GOAL OF THE EXERCISE - Restate, exactly and without pictures, the lines from the start of the listing below through the line holding "fig = go.Figure()".

DATA BLOCK -
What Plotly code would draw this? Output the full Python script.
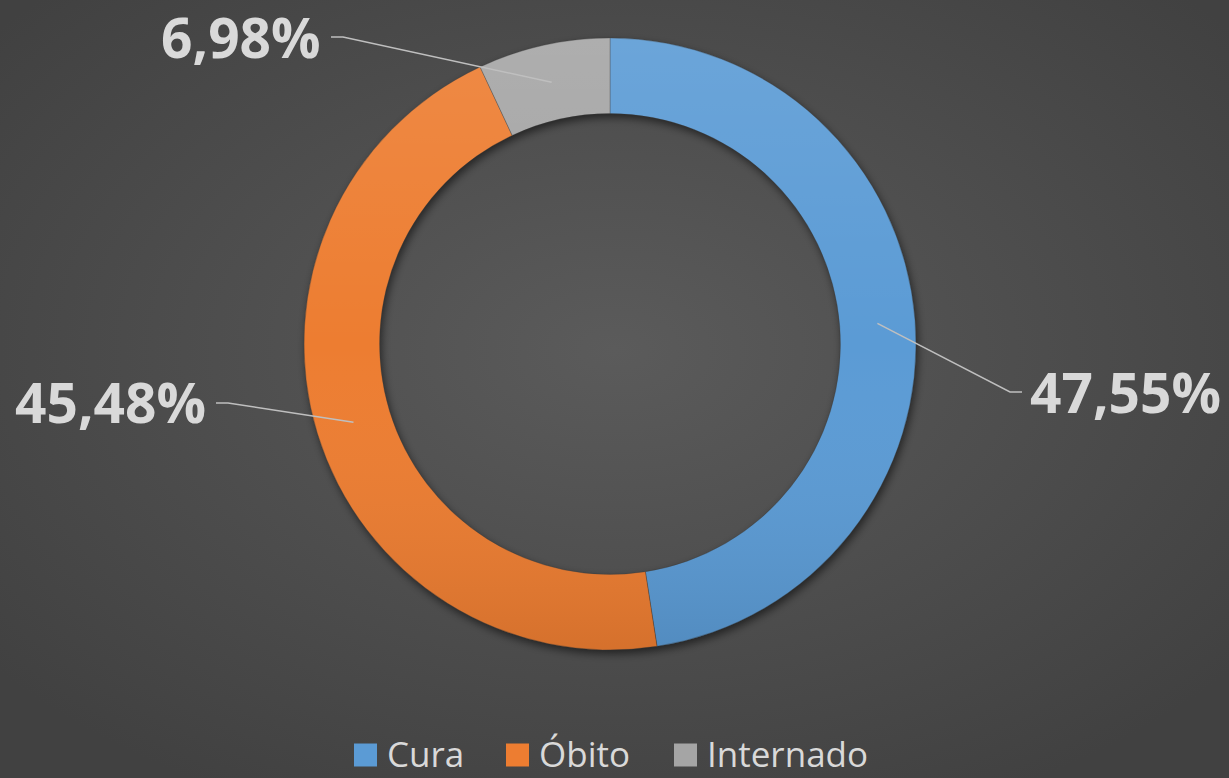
import math, base64
import plotly.graph_objects as go

# ---- data ----
categories = ["Cura", "Óbito", "Internado"]
values = [47.55, 45.48, 6.98]
labels_text = ["47,55%", "45,48%", "6,98%"]
colors = ["#5b9bd5", "#ed7d31", "#a5a5a5"]

W, H = 1229, 778
CX, CY, R_OUT = 610, 344, 306
HOLE = 0.753
R_IN = R_OUT * HOLE

def px(x):
    return x / W

def py(y):
    return 1 - y / H

# label placement (elbow point, end of horizontal tick, text anchor side)
label_layout = [
    dict(elbow=(1010, 392), end=(1022, 392), side="left", ty=391),
    dict(elbow=(228, 403), end=(216, 403), side="right", ty=401),
    dict(elbow=(343, 37), end=(331, 37), side="right", ty=36),
]

fig = go.Figure()

def ring_path(cx, cy, ro, ri):
    return (f"M {cx - ro} {cy} A {ro} {ro} 0 1 0 {cx + ro} {cy} A {ro} {ro} 0 1 0 {cx - ro} {cy} Z "
            f"M {cx - ri} {cy} A {ri} {ri} 0 1 1 {cx + ri} {cy} A {ri} {ri} 0 1 1 {cx - ri} {cy} Z")

# background radial gradient + soft ring shadow (drawn below the pie)
bg_svg = f'''<svg xmlns="http://www.w3.org/2000/svg" width="{W}" height="{H}" viewBox="0 0 {W} {H}" preserveAspectRatio="none">
<defs><radialGradient id="g" cx="50%" cy="45%" r="65%">
<stop offset="0" stop-color="#5b5b5b"/><stop offset="1" stop-color="#414141"/></radialGradient>
<filter id="b" x="-20%" y="-20%" width="140%" height="140%"><feGaussianBlur stdDeviation="4"/></filter></defs>
<rect width="{W}" height="{H}" fill="url(#g)"/>
<path d="{ring_path(CX + 2, CY + 4, R_OUT, R_IN)}" fill="#000" fill-opacity="0.55" fill-rule="evenodd" filter="url(#b)"/>
</svg>'''
bg_src = "data:image/svg+xml;base64," + base64.b64encode(bg_svg.encode()).decode()

# subtle top-light / bottom-dark shading over the ring
sh_svg = f'''<svg xmlns="http://www.w3.org/2000/svg" width="{W}" height="{H}" viewBox="0 0 {W} {H}" preserveAspectRatio="none">
<defs><linearGradient id="s" x1="0" y1="0" x2="0" y2="1">
<stop offset="0" stop-color="#fff" stop-opacity="0.10"/><stop offset="0.5" stop-color="#fff" stop-opacity="0"/>
<stop offset="1" stop-color="#000" stop-opacity="0.10"/></linearGradient></defs>
<path d="{ring_path(CX, CY, R_OUT, R_IN)}" fill="url(#s)" fill-rule="evenodd"/>
</svg>'''
sh_src = "data:image/svg+xml;base64," + base64.b64encode(sh_svg.encode()).decode()

dom_x = [px(CX - R_OUT), px(CX + R_OUT)]
dom_y = [py(CY + R_OUT), py(CY - R_OUT)]

fig.add_trace(go.Pie(
    labels=categories, values=values, hole=HOLE, sort=False,
    direction="clockwise", rotation=0,
    marker=dict(colors=colors, line=dict(width=0.6, color="rgba(60,60,60,0.6)")),
    textinfo="none", hoverinfo="label+percent", showlegend=False,
    domain=dict(x=dom_x, y=dom_y),
))

shapes = []
annotations = []
total = sum(values)
cum = 0.0
r_mid = (R_OUT + R_IN) / 2
for v, txt, lay in zip(values, labels_text, label_layout):
    mid = (cum + v / 2) / total * 2 * math.pi
    cum += v
    sx = CX + r_mid * math.sin(mid)
    sy = CY - r_mid * math.cos(mid)
    ex, ey = lay["elbow"]
    tx, ty = lay["end"]
    path = f"M {px(sx)} {py(sy)} L {px(ex)} {py(ey)} L {px(tx)} {py(ty)}"
    shapes.append(dict(type="path", path=path, xref="paper", yref="paper",
                       line=dict(color="#bfbfbf", width=1.5), layer="above"))
    if lay["side"] == "left":
        ax_, xa = tx + 6, "left"
    else:
        ax_, xa = tx - 8, "right"
    annotations.append(dict(x=px(ax_), y=py(lay["ty"]), xref="paper", yref="paper",
                            text=f"<b>{txt}</b>", showarrow=False, xanchor=xa, yanchor="middle",
                            font=dict(family="Open Sans", size=55, color="#d9d9d9")))

# custom legend
leg_x = [354, 506, 674]
leg_sq_y = 755
leg_txt_y = 753
sq = 23
for name, col, lx in zip(categories, colors, leg_x):
    shapes.append(dict(type="rect", xref="paper", yref="paper",
                       x0=px(lx), x1=px(lx + sq), y0=py(leg_sq_y + sq / 2), y1=py(leg_sq_y - sq / 2),
                       fillcolor=col, line=dict(width=0), layer="above"))
    annotations.append(dict(x=px(lx + sq + 8), y=py(leg_txt_y), xref="paper", yref="paper",
                            text=name, showarrow=False, xanchor="left", yanchor="middle",
                            font=dict(family="Open Sans", size=35, color="#d9d9d9")))

fig.update_layout(
    width=W, height=H,
    margin=dict(l=0, r=0, t=0, b=0),
    paper_bgcolor="#4a4a4a", plot_bgcolor="#4a4a4a",
    images=[
        dict(source=bg_src, xref="paper", yref="paper", x=0, y=1, sizex=1, sizey=1,
             sizing="stretch", layer="below", xanchor="left", yanchor="top"),
        dict(source=sh_src, xref="paper", yref="paper", x=0, y=1, sizex=1, sizey=1,
             sizing="stretch", layer="above", xanchor="left", yanchor="top"),
    ],
    shapes=shapes, annotations=annotations, showlegend=False,
)

fig.write_html("out.html", config={"displayModeBar": False},
               post_script="document.body.style.margin='0';document.body.style.overflow='hidden';")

RESPONSE TO THIS EXERCISE -
What Plotly code would draw this? Output the full Python script.
import math, base64
import plotly.graph_objects as go

# ---- data ----
categories = ["Cura", "Óbito", "Internado"]
values = [47.55, 45.48, 6.98]
labels_text = ["47,55%", "45,48%", "6,98%"]
colors = ["#5b9bd5", "#ed7d31", "#a5a5a5"]

W, H = 1229, 778
CX, CY, R_OUT = 610, 344, 306
HOLE = 0.753
R_IN = R_OUT * HOLE

def px(x):
    return x / W

def py(y):
    return 1 - y / H

# label placement (elbow point, end of horizontal tick, text anchor side)
label_layout = [
    dict(elbow=(1010, 392), end=(1022, 392), side="left", ty=391),
    dict(elbow=(228, 403), end=(216, 403), side="right", ty=401),
    dict(elbow=(343, 37), end=(331, 37), side="right", ty=36),
]

fig = go.Figure()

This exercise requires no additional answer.